Thanks, Jason, and thank you all for joining us on the call this morning. During the fourth quarter we continued our efforts to reposition and streamline the balance sheet. We sold substantially all our interest in Oak Hill Advisors at a gain and monetized other assets at or prior to maturity. We reduced overhead where possible and made investments where returns were being compelling. We continue to bring down leverage and are in the process of launching a new financing that will help address our 2012 debt maturity.
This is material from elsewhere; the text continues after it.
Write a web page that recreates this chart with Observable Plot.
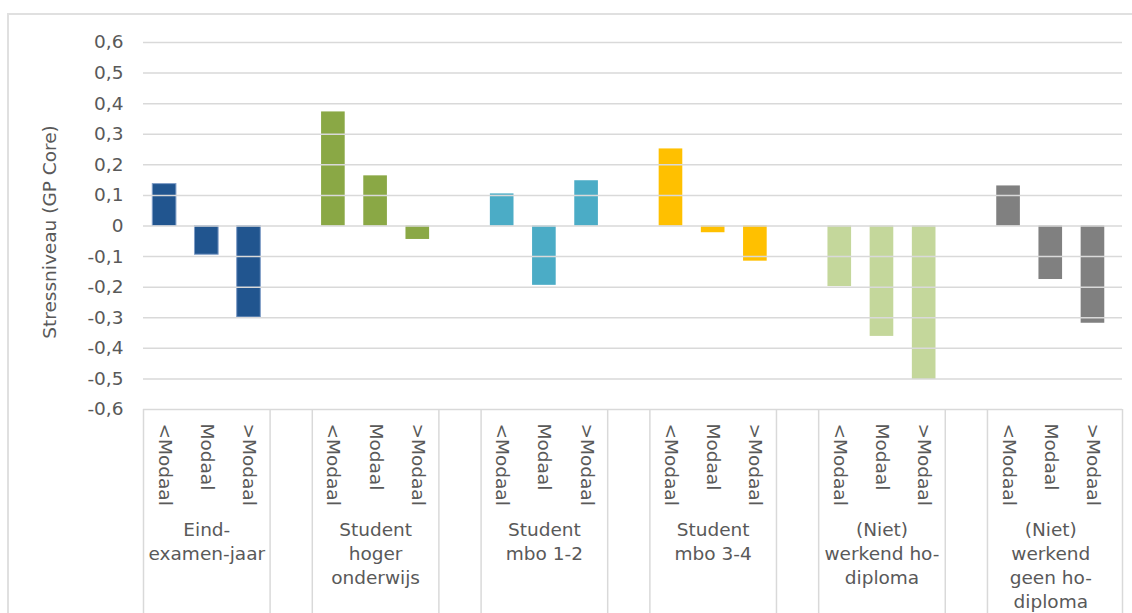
<!DOCTYPE html>
<html>
<head>
<meta charset="utf-8">
<script src="https://cdn.jsdelivr.net/npm/d3@7"></script>
<script src="https://cdn.jsdelivr.net/npm/@observablehq/plot@0.6"></script>
<style>
  html, body { margin: 0; padding: 0; background: #fff; }
  #wrap { position: relative; width: 1132px; height: 613px; overflow: hidden; }
  #border { position: absolute; left: 7px; top: 13px; width: 1200px; height: 700px;
            border-left: 2px solid #e0e0e0; border-top: 2px solid #e0e0e0; }
  #chart { position: absolute; left: 0; top: 0; }
</style>
</head>
<body>
<div id="wrap"><div id="border"></div><div id="chart"></div></div>
<script>
// ---- data ----
const groups = [
  "Eind-\nexamen-jaar",
  "Student\nhoger\nonderwijs",
  "Student\nmbo 1-2",
  "Student\nmbo 3-4",
  "(Niet)\nwerkend ho-\ndiploma",
  "(Niet)\nwerkend\ngeen ho-\ndiploma"
];
const incomes = ["<Modaal", "Modaal", ">Modaal"];
const eindexamen   = [0.137, -0.094, -0.299];
const hogerOnderw  = [0.373, 0.164, -0.044];
const mbo12        = [0.105, -0.194, 0.148];
const mbo34        = [0.252, -0.022, -0.115];
const werkendHo    = [-0.198, -0.361, -0.502];
const werkendGeen  = [0.131, -0.175, -0.318];
const groupColors = ["#21558F", "#8AA845", "#4BACC6", "#FFC000", "#C4D79B", "#808080"];
const yTicks = [-0.6, -0.5, -0.4, -0.3, -0.2, -0.1, 0, 0.1, 0.2, 0.3, 0.4, 0.5, 0.6];
const yTitle = "Stressniveau (GP Core)";

// ---- build table ----
const series = [eindexamen, hogerOnderw, mbo12, mbo34, werkendHo, werkendGeen];
const slotsPerGroup = incomes.length + 1; // one empty slot between groups
const rows = [];
series.forEach((vals, g) => vals.forEach((v, j) => rows.push({
  group: groups[g], income: incomes[j], value: v, color: groupColors[g],
  slot: g * slotsPerGroup + j
})));
const groupRows = groups.map((name, g) => ({name, center: g * slotsPerGroup + (incomes.length - 1) / 2}));
const lastSlot = (groups.length - 1) * slotsPerGroup + incomes.length - 1;
const xMax = lastSlot + 0.7;
const separators = [];
groups.forEach((_, g) => {
  separators.push(g * slotsPerGroup - 0.5);
  separators.push(g < groups.length - 1 ? g * slotsPerGroup + incomes.length - 0.5 : xMax);
});
const half = 0.28;
const fmt = d => d === 0 ? "0" : d.toFixed(1).replace(".", ",");
const ink = "#595959";
const grid = "#d9d9d9";

const chart = Plot.plot({
  width: 1132,
  height: 613,
  marginLeft: 143,
  marginRight: 10,
  marginTop: 42,
  marginBottom: 204,
  style: {fontFamily: "'DejaVu Sans', sans-serif", fontSize: "18.5px", color: ink, background: "transparent"},
  x: {domain: [-0.5, xMax], axis: null},
  y: {domain: [-0.6, 0.6], axis: null},
  marks: [
    Plot.rectY(rows, {
      x1: d => d.slot - half, x2: d => d.slot + half, y: "value",
      fill: "color",
      stroke: d => d.color === groupColors[0] ? "#7E9CC6" : "none",
      strokeWidth: 1
    }),
    Plot.ruleY(yTicks, {stroke: grid, strokeWidth: 1.5}),
    Plot.ruleX(separators, {y1: -0.6, y2: -1.4, stroke: grid, strokeWidth: 1.5}),
    Plot.axisY({ticks: yTicks, tickSize: 0, tickPadding: 20, tickFormat: fmt, label: null, fontSize: 18.5, fill: ink}),
    Plot.text(rows, {
      x: "slot", y: -0.6, text: "income", rotate: 90, textAnchor: "start",
      lineAnchor: "middle", dy: 14, fill: ink, fontSize: 18.5
    }),
    Plot.text(groupRows, {
      x: "center", y: -0.6, text: "name", lineAnchor: "top", dy: 110,
      lineHeight: 1.29, fill: ink, fontSize: 18.5
    }),
    Plot.text([yTitle], {
      frameAnchor: "left", dx: -93, dy: 6, rotate: -90, textAnchor: "middle",
      fill: ink, fontSize: 18.5
    })
  ]
});
document.getElementById("chart").appendChild(chart);
</script>
</body>
</html>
Our goal through all this is to enable us to maximize the value of our diversified portfolio of assets overtime and create a stronger foundation for the company. Now while the credits markets have firmed and real estate markets have nicely recovered, we still have a large percentage of assets that do not yet generate GAAP earnings. We continue to invest in many assets that require repositioning before their full value can be realized.As a result we reported a net loss of $35 million for the quarter and a net loss of $62 million for the full year. Excluding depreciation and non-cash provisions and impairments, net income for the quarter was a positive $5 million and net income for the year was approximately positive $70 million. Liquidity remains solid at over $350 million in cash at the end of the year, helped by loan pre-payments and asset sales. We also continued selectively invest in both new opportunities and existing portfolio assets, spending just over $80 million during the quarter, with approximately $40 million coming from the new origination and senior debt acquisition, and the remainder representing add-on investments in existing portfolio assets.Lastly, on the liability side of the balance sheet. We have seen strong performance in the secured collateral pool for our 2011 secured financing facility and believe this new 2012 secured financing facility we are launching will enjoy strong performance as well. These financings together with continued asset monetizations should give us a clear runway to focus on ways to enhance shareholder value throughout the rest of the year. And as we enter 2012, our goals are to better match our asset liability profile, attract capital to our successful net lease and financing businesses, and demonstrate the growing potential in our own real estate and land development platforms.